======== Entries provided

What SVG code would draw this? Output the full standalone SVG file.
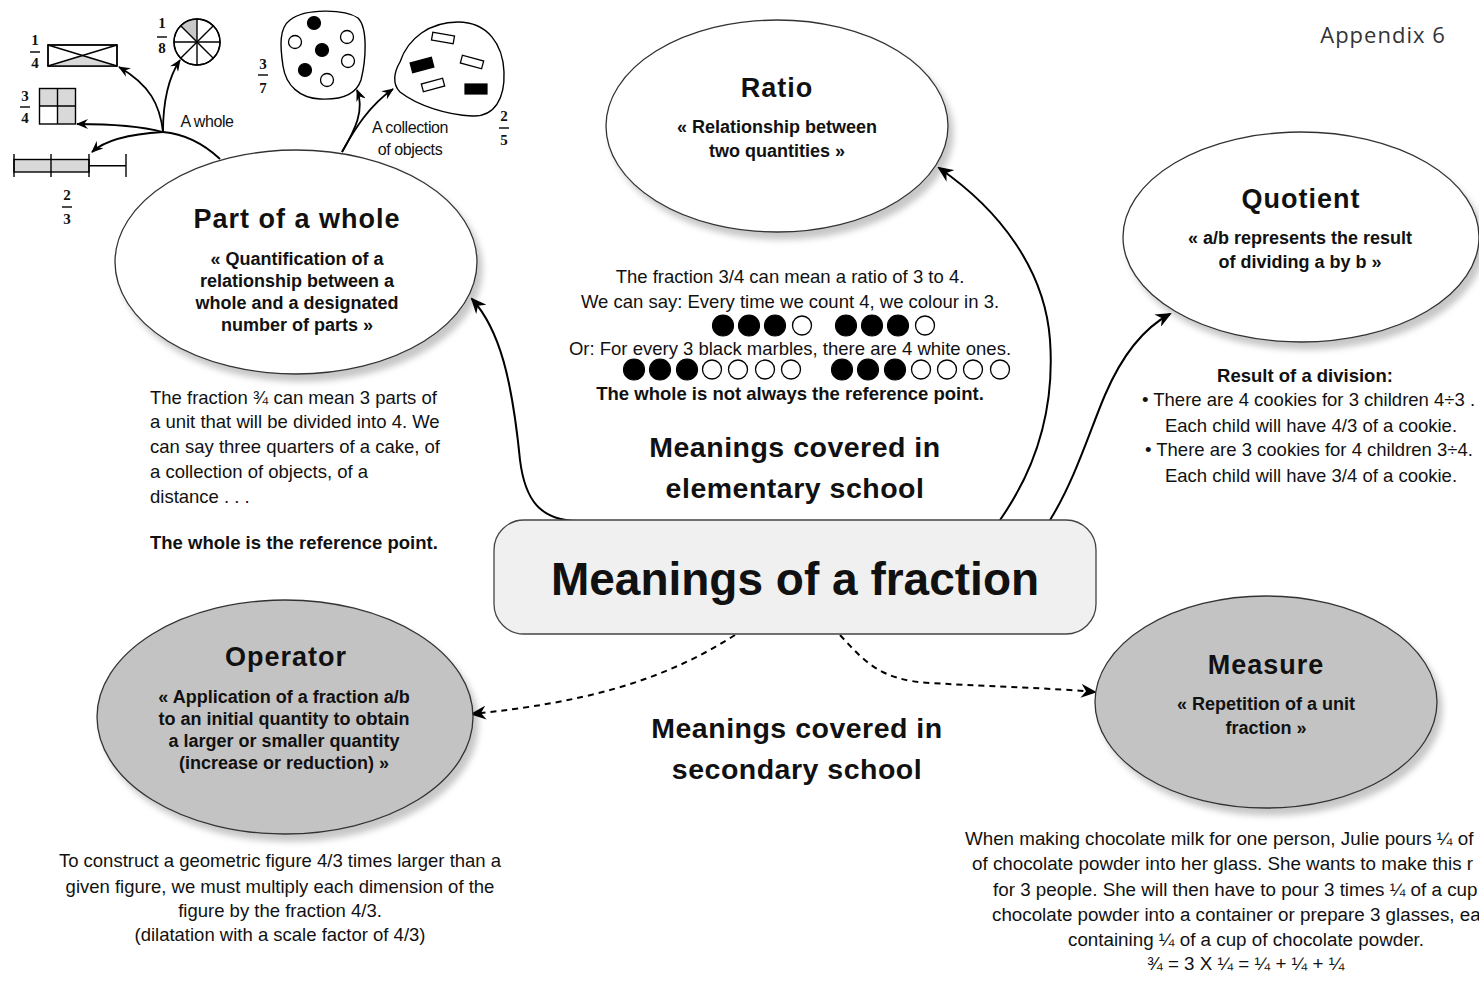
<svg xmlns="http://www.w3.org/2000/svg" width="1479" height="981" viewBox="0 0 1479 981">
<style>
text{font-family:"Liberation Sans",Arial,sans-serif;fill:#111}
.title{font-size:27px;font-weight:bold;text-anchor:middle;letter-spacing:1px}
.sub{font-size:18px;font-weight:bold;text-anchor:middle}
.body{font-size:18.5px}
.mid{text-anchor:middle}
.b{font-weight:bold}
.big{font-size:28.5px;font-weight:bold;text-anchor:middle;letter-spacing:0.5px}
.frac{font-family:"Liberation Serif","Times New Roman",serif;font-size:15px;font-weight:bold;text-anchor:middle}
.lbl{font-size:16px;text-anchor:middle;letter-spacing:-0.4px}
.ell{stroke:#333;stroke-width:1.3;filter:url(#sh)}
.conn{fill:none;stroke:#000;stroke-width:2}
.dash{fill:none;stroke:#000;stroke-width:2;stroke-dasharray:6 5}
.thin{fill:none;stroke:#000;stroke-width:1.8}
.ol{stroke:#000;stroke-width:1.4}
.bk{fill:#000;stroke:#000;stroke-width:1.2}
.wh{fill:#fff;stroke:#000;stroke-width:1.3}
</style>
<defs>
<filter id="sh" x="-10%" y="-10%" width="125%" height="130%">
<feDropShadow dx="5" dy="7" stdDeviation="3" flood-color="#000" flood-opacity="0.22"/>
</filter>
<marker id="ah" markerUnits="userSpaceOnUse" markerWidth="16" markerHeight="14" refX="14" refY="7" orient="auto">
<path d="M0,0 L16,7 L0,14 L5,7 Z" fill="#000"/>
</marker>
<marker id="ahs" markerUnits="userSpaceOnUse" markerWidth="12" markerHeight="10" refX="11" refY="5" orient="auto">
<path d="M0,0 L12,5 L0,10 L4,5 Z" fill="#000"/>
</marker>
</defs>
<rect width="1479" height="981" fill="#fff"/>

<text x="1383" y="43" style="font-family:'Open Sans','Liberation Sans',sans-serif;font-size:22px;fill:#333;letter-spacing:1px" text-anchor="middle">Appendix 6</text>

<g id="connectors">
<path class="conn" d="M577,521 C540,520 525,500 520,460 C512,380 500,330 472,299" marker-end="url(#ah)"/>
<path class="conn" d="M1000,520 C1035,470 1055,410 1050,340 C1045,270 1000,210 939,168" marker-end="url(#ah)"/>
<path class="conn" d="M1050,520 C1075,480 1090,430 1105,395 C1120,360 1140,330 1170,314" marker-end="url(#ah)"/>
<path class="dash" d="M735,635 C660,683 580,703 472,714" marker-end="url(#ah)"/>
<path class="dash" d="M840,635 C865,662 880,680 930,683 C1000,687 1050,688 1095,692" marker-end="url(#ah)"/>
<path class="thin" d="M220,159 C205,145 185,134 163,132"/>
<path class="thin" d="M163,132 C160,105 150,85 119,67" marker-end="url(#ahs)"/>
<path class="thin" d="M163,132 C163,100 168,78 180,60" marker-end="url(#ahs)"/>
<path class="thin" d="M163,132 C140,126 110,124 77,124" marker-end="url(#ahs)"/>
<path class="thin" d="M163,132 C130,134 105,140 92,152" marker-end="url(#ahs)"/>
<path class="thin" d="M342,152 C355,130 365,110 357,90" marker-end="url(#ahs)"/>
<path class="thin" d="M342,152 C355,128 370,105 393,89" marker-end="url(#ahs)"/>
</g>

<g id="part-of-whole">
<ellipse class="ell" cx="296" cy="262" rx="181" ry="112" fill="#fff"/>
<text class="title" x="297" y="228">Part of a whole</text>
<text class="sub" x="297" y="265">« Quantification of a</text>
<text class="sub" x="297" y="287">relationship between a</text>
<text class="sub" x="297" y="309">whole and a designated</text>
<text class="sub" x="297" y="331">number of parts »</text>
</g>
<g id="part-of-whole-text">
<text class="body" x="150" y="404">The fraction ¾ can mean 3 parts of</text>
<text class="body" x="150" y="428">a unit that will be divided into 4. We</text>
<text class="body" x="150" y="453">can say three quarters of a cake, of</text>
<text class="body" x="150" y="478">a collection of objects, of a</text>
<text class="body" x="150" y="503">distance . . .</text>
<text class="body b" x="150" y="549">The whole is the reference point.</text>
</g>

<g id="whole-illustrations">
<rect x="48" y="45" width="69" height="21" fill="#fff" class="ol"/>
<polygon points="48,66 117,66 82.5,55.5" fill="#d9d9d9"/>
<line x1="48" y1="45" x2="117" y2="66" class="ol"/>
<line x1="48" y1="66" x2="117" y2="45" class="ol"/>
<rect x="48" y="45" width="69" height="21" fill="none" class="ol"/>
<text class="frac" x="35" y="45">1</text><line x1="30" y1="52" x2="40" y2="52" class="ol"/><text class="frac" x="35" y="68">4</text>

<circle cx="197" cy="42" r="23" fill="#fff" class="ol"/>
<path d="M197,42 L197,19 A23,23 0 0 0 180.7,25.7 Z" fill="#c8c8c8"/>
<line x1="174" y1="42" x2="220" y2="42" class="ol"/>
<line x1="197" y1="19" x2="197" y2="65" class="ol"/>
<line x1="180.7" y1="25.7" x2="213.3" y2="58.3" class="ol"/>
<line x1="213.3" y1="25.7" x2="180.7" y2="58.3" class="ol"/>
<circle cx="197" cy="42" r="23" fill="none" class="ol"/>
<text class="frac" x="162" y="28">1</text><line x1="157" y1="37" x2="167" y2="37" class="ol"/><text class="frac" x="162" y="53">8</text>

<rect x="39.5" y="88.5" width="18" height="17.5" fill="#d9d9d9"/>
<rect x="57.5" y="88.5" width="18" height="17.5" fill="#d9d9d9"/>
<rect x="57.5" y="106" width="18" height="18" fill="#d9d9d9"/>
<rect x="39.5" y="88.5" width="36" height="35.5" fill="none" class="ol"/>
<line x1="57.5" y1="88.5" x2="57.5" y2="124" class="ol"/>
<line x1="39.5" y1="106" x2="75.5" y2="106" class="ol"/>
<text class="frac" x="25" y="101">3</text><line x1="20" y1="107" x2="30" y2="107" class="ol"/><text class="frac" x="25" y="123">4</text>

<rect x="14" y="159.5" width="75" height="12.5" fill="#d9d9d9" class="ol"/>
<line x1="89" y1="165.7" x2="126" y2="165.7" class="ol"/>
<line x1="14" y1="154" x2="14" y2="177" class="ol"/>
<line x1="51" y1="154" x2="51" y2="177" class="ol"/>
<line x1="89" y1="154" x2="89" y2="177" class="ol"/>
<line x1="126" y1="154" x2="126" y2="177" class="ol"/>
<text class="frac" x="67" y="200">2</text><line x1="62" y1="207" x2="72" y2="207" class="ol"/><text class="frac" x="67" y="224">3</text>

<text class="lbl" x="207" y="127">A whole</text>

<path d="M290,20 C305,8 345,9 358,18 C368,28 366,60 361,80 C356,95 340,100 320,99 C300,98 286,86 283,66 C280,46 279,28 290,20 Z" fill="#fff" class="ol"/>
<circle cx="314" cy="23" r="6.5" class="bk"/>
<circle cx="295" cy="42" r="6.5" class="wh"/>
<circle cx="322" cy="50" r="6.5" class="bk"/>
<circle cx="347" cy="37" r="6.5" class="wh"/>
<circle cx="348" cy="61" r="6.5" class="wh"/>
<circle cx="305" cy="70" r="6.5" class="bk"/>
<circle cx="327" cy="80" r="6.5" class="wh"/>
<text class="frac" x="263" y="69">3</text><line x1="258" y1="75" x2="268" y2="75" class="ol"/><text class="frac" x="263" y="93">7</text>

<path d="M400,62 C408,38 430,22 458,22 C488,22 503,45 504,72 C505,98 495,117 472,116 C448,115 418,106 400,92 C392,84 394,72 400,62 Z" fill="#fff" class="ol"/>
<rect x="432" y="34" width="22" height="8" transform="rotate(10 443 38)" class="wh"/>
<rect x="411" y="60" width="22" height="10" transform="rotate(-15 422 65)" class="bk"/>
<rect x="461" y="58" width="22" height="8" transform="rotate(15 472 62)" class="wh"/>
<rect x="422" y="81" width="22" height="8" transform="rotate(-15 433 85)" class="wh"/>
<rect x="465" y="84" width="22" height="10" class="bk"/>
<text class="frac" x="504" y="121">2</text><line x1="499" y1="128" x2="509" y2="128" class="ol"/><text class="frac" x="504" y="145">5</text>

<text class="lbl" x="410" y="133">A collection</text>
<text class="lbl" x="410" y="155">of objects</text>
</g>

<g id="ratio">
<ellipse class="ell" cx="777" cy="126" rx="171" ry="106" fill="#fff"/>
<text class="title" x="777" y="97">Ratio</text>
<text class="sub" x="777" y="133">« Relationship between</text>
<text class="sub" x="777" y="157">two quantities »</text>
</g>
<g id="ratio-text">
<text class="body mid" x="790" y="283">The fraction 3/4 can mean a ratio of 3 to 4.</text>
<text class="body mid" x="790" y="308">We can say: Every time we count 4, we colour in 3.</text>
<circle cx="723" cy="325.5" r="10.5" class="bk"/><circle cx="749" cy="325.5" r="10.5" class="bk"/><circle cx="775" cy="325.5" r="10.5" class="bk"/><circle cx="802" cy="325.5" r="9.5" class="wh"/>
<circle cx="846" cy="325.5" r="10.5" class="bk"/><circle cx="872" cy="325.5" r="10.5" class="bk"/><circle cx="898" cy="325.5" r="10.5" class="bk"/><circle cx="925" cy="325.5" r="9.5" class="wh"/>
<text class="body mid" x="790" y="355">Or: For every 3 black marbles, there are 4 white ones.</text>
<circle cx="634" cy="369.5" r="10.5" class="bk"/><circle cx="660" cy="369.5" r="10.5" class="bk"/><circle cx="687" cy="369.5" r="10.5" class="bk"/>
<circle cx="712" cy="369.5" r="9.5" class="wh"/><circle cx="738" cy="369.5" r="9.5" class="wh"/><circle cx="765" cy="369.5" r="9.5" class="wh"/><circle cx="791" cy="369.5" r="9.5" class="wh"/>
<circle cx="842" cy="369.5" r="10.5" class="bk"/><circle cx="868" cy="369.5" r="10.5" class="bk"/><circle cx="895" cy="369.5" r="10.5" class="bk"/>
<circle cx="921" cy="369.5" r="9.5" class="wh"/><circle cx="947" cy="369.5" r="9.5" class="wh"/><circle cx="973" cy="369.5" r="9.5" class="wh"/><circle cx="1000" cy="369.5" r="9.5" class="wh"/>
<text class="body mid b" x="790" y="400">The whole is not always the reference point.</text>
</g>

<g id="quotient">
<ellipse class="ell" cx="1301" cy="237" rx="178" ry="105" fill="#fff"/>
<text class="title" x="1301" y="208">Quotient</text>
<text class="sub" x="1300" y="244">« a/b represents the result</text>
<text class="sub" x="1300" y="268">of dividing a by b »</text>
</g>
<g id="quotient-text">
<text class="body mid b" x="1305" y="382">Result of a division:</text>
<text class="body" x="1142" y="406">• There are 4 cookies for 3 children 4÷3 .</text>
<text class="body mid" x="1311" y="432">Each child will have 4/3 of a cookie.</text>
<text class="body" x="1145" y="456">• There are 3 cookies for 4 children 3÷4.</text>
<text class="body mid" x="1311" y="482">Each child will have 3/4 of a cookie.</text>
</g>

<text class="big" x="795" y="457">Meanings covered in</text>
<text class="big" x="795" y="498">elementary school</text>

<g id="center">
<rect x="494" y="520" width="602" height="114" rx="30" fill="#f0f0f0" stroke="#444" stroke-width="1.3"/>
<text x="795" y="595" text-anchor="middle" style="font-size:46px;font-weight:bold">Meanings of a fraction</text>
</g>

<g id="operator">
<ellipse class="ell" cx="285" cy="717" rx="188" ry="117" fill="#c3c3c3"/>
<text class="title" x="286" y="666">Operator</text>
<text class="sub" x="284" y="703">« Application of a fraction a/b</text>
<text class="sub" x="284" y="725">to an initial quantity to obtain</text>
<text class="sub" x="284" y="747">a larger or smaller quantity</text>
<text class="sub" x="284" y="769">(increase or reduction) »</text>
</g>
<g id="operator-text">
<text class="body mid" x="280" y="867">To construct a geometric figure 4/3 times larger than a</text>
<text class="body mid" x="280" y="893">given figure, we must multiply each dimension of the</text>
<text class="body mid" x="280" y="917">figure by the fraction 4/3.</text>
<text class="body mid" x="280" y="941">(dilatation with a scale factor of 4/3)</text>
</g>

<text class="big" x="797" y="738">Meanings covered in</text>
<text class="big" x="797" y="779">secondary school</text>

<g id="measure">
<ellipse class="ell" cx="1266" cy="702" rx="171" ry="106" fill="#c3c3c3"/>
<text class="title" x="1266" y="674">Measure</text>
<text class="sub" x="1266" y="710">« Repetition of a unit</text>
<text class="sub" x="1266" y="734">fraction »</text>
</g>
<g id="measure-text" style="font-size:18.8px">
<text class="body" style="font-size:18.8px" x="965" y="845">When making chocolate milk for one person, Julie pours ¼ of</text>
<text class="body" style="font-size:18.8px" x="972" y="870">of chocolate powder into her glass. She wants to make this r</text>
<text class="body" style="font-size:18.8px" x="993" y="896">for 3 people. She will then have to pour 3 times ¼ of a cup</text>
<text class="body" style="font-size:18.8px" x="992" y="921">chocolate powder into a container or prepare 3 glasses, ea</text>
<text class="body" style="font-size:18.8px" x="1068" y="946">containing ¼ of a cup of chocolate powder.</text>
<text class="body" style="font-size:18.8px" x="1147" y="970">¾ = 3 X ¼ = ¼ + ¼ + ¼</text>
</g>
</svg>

================
======== Entries provided

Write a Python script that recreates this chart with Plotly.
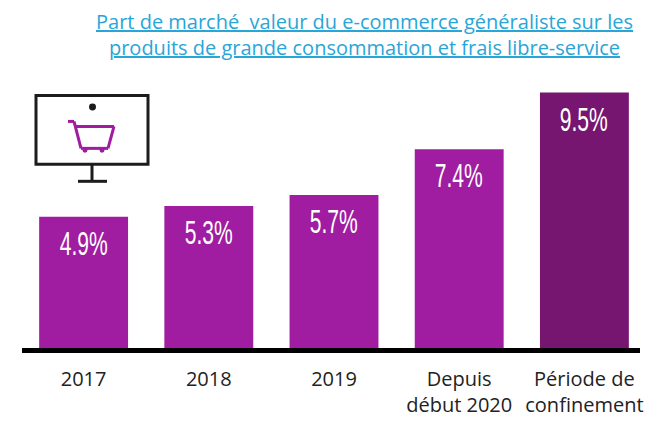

================
======== Entries provided

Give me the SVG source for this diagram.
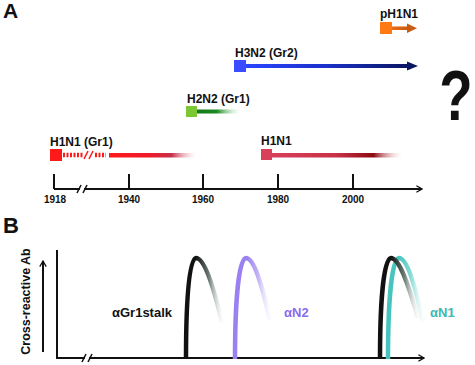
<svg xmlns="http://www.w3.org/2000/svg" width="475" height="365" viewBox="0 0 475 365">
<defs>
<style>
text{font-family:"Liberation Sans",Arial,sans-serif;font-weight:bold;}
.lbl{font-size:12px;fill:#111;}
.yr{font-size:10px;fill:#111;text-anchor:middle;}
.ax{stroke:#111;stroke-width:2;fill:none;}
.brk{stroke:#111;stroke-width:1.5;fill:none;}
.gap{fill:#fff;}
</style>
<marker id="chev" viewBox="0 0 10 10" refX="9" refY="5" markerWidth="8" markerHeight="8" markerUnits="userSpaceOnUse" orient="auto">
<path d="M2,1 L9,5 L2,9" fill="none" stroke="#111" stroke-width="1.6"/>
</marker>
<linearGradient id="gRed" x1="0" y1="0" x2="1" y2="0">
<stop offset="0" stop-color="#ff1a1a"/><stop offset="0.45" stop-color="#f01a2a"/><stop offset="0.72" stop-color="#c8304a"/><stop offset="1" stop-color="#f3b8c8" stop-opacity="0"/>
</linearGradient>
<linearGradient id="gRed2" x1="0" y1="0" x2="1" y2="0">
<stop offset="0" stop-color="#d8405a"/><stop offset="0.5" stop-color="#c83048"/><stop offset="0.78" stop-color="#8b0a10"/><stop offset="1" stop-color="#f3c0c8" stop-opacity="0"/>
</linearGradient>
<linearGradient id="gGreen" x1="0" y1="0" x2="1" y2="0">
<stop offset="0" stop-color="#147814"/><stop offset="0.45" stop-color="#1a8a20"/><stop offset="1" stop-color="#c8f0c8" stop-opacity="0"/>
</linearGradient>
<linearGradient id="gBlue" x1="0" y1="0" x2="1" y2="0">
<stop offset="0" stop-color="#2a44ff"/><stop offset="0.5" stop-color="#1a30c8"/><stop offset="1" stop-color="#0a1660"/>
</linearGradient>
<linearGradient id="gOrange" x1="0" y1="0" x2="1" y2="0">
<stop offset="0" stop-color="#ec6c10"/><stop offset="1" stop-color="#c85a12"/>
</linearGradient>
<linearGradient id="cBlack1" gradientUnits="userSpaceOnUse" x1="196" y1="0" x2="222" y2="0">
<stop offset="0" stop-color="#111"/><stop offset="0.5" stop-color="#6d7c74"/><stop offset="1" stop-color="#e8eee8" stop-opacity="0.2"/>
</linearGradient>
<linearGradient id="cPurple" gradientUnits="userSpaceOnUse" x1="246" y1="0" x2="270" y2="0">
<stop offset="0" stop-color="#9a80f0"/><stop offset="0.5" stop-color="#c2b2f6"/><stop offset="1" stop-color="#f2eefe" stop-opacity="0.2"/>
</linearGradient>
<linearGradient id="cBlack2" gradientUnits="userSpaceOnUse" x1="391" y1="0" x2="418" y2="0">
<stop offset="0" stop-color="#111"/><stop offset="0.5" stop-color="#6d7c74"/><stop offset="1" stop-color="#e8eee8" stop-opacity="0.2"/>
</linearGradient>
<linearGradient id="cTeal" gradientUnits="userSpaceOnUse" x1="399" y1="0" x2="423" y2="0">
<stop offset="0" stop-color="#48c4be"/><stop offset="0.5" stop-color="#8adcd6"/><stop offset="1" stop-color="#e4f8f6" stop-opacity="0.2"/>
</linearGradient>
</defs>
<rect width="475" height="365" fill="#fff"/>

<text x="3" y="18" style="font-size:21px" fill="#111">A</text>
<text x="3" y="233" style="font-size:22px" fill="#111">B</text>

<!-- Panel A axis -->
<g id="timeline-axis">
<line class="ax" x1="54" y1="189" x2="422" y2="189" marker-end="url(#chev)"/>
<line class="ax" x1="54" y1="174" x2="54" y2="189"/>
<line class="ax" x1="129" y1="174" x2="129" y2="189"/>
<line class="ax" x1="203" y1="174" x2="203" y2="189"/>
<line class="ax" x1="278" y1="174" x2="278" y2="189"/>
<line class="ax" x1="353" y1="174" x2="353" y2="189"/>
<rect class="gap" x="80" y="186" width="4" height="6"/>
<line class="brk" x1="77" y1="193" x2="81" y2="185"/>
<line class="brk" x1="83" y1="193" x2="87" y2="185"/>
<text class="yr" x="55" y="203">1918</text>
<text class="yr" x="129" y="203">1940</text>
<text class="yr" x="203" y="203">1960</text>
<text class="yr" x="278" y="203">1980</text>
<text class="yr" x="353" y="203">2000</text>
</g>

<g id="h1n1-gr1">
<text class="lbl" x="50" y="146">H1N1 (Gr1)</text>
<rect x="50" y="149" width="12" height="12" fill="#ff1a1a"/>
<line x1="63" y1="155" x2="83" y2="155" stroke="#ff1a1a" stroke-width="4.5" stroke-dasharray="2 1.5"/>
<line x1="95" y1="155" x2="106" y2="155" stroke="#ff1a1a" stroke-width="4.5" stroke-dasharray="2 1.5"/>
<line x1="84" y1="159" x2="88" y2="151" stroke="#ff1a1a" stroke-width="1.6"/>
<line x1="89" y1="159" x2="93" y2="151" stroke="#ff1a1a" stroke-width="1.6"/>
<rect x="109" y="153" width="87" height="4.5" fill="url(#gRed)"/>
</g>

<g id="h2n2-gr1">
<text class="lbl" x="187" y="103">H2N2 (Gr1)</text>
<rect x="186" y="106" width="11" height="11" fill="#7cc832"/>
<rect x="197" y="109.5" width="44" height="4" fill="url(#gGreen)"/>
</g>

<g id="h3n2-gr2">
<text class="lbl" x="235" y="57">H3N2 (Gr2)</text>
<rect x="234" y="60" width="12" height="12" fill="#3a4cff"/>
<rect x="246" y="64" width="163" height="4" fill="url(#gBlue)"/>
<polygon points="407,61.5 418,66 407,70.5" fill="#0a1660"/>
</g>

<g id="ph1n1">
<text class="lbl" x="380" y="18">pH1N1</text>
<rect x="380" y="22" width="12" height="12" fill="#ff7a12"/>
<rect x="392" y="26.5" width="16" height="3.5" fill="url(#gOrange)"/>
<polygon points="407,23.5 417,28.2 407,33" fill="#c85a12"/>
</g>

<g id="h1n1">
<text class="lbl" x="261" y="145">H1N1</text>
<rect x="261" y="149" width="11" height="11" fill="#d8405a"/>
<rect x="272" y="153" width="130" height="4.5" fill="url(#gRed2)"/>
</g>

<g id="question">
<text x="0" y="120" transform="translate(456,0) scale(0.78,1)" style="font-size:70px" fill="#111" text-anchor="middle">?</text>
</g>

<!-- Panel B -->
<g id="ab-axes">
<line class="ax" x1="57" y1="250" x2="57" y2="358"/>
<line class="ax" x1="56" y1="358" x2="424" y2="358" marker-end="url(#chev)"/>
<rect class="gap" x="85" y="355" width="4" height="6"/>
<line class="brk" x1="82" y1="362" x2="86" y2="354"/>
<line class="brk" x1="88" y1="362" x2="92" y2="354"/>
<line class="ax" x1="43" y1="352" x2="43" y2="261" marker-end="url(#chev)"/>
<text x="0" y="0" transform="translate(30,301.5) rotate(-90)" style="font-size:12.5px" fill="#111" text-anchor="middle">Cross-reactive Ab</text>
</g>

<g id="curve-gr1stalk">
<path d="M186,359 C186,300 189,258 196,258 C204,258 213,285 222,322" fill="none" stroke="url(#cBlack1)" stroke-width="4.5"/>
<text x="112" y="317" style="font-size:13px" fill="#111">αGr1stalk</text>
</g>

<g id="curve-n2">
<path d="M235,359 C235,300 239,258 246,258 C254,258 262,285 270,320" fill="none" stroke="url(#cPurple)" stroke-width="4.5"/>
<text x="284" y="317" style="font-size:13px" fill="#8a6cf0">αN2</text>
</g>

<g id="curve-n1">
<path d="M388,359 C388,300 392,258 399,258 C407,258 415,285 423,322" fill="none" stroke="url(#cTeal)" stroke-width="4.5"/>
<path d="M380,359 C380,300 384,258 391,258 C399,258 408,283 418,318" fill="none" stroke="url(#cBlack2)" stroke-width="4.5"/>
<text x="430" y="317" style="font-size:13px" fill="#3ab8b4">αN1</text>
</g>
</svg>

================

Requirements ▸ Reproduce each line of the material containing the word "this".

Task solution ▸
What SVG code would draw this? Output the full standalone SVG file.
<text class="body" style="font-size:18.8px" x="972" y="870">of chocolate powder into her glass. She wants to make this r</text>
Write a Python script that recreates this chart with Plotly.
Give me the SVG source for this diagram.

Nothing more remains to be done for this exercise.